### Exercise directions
Please output every line of the material as it stands, without the pictures.

_ _ _ _

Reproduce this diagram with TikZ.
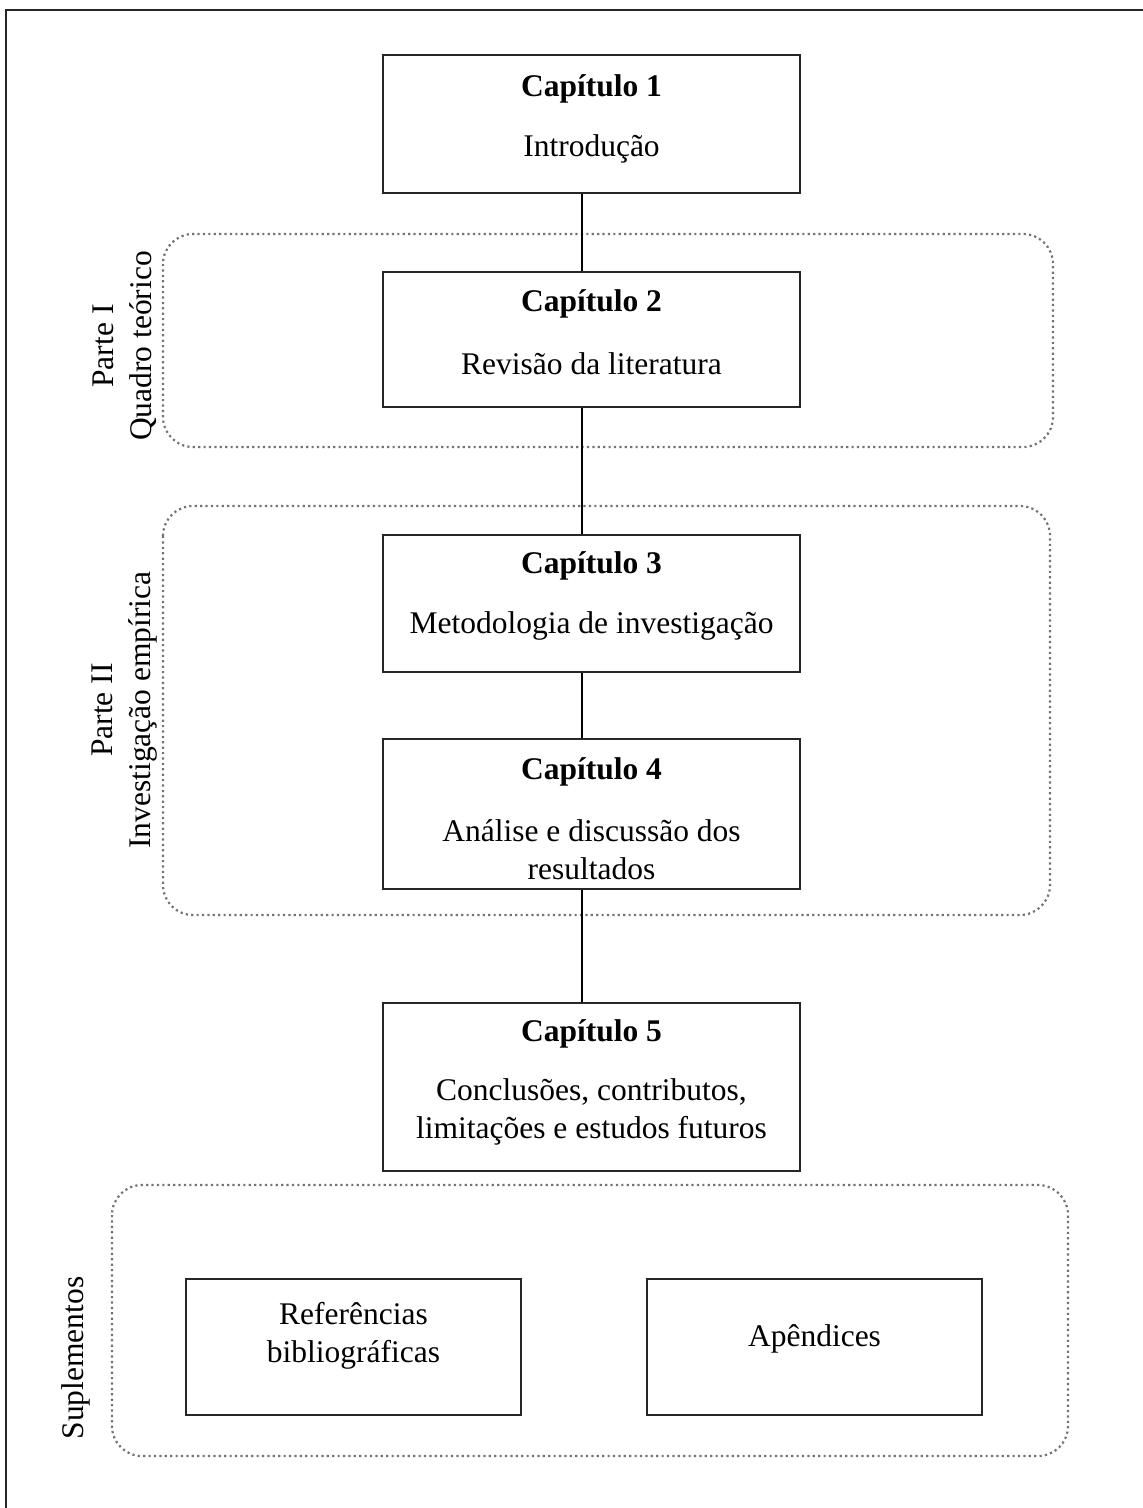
\documentclass[tikz,border=0pt]{standalone}
\usepackage{fontspec}
\setmainfont{Liberation Serif}
\begin{document}
\begin{tikzpicture}[x=1pt,y=-1pt,
  chbox/.style={draw=black!85, line width=1.6pt, inner sep=0pt},
  region/.style={draw=black!55, line width=2.2pt, dash pattern=on 2.2pt off 3.2pt, rounded corners=30pt},
  ttl/.style={font=\fontsize{31.5}{38}\selectfont\bfseries, inner sep=0pt, align=center},
  txt/.style={font=\fontsize{31.5}{38}\selectfont, inner sep=0pt, align=center},
  link/.style={draw=black, line width=1.3pt}]
\useasboundingbox (0,0) rectangle (1143,1508);
% outer frame (extends beyond right and bottom edges)
\draw[line width=2pt, black!85] (6,1530) -- (6,10) -- (1170,10);
% regions
\draw[region] (163,234) rectangle (1053,447);
\draw[region] (163,506) rectangle (1050,915);
\draw[region] (112,1185) rectangle (1068,1456);
% boxes
\node[chbox, minimum width=417pt, minimum height=138pt] (c1) at (591.5,124) {};
\node[chbox, minimum width=417pt, minimum height=135pt] (c2) at (591.5,339.5) {};
\node[chbox, minimum width=417pt, minimum height=137pt] (c3) at (591.5,603.5) {};
\node[chbox, minimum width=417pt, minimum height=150pt] (c4) at (591.5,814) {};
\node[chbox, minimum width=417pt, minimum height=168pt] (c5) at (591.5,1087) {};
\node[chbox, minimum width=335pt, minimum height=136pt] (ref) at (353.5,1347) {};
\node[chbox, minimum width=335pt, minimum height=136pt] (ape) at (814.5,1347) {};
% texts
\node[ttl] (c1t) at (591.5,89) {Capítulo 1};
\node[txt] (c1b) at (591.5,149) {Introdução};
\node[ttl] (c2t) at (591.5,304) {Capítulo 2};
\node[txt] (c2b) at (591.5,364) {Revisão da literatura};
\node[ttl] (c3t) at (591.5,566) {Capítulo 3};
\node[txt] (c3b) at (591.5,626) {Metodologia de investigação};
\node[ttl] (c4t) at (591.5,772) {Capítulo 4};
\node[txt] (c4b) at (591.5,850) {Análise e discussão dos\\resultados};
\node[ttl] (c5t) at (591.5,1034) {Capítulo 5};
\node[txt] (c5b) at (591.5,1112) {Conclusões, contributos,\\limitações e estudos futuros};
\node[txt] (reft) at (353.5,1336) {Referências\\bibliográficas};
\node[txt] (apet) at (814.5,1339) {Apêndices};
% side labels
\node[txt, rotate=90] (p1) at (125,346) {Parte I\\Quadro teórico};
\node[txt, rotate=90] (p2) at (125,710) {Parte II\\Investigação empírica};
\node[txt, rotate=90] (sup) at (76,1358) {Suplementos};
% connectors
\coordinate (lx) at (582,0);
\draw[link] (c1.south -| lx) -- (c2.north -| lx);
\draw[link] (c2.south -| lx) -- (c3.north -| lx);
\draw[link] (c3.south -| lx) -- (c4.north -| lx);
\draw[link] (c4.south -| lx) -- (c5.north -| lx);
\end{tikzpicture}
\end{document}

_ _ _ _

### Exercise result
Reproduce this diagram with TikZ.
\documentclass[tikz,border=0pt]{standalone}
\usepackage{fontspec}
\setmainfont{Liberation Serif}
\begin{document}
\begin{tikzpicture}[x=1pt,y=-1pt,
  chbox/.style={draw=black!85, line width=1.6pt, inner sep=0pt},
  region/.style={draw=black!55, line width=2.2pt, dash pattern=on 2.2pt off 3.2pt, rounded corners=30pt},
  ttl/.style={font=\fontsize{31.5}{38}\selectfont\bfseries, inner sep=0pt, align=center},
  txt/.style={font=\fontsize{31.5}{38}\selectfont, inner sep=0pt, align=center},
  link/.style={draw=black, line width=1.3pt}]
\useasboundingbox (0,0) rectangle (1143,1508);
% outer frame (extends beyond right and bottom edges)
\draw[line width=2pt, black!85] (6,1530) -- (6,10) -- (1170,10);
% regions
\draw[region] (163,234) rectangle (1053,447);
\draw[region] (163,506) rectangle (1050,915);
\draw[region] (112,1185) rectangle (1068,1456);
% boxes
\node[chbox, minimum width=417pt, minimum height=138pt] (c1) at (591.5,124) {};
\node[chbox, minimum width=417pt, minimum height=135pt] (c2) at (591.5,339.5) {};
\node[chbox, minimum width=417pt, minimum height=137pt] (c3) at (591.5,603.5) {};
\node[chbox, minimum width=417pt, minimum height=150pt] (c4) at (591.5,814) {};
\node[chbox, minimum width=417pt, minimum height=168pt] (c5) at (591.5,1087) {};
\node[chbox, minimum width=335pt, minimum height=136pt] (ref) at (353.5,1347) {};
\node[chbox, minimum width=335pt, minimum height=136pt] (ape) at (814.5,1347) {};
% texts
\node[ttl] (c1t) at (591.5,89) {Capítulo 1};
\node[txt] (c1b) at (591.5,149) {Introdução};
\node[ttl] (c2t) at (591.5,304) {Capítulo 2};
\node[txt] (c2b) at (591.5,364) {Revisão da literatura};
\node[ttl] (c3t) at (591.5,566) {Capítulo 3};
\node[txt] (c3b) at (591.5,626) {Metodologia de investigação};
\node[ttl] (c4t) at (591.5,772) {Capítulo 4};
\node[txt] (c4b) at (591.5,850) {Análise e discussão dos\\resultados};
\node[ttl] (c5t) at (591.5,1034) {Capítulo 5};
\node[txt] (c5b) at (591.5,1112) {Conclusões, contributos,\\limitações e estudos futuros};
\node[txt] (reft) at (353.5,1336) {Referências\\bibliográficas};
\node[txt] (apet) at (814.5,1339) {Apêndices};
% side labels
\node[txt, rotate=90] (p1) at (125,346) {Parte I\\Quadro teórico};
\node[txt, rotate=90] (p2) at (125,710) {Parte II\\Investigação empírica};
\node[txt, rotate=90] (sup) at (76,1358) {Suplementos};
% connectors
\coordinate (lx) at (582,0);
\draw[link] (c1.south -| lx) -- (c2.north -| lx);
\draw[link] (c2.south -| lx) -- (c3.north -| lx);
\draw[link] (c3.south -| lx) -- (c4.north -| lx);
\draw[link] (c4.south -| lx) -- (c5.north -| lx);
\end{tikzpicture}
\end{document}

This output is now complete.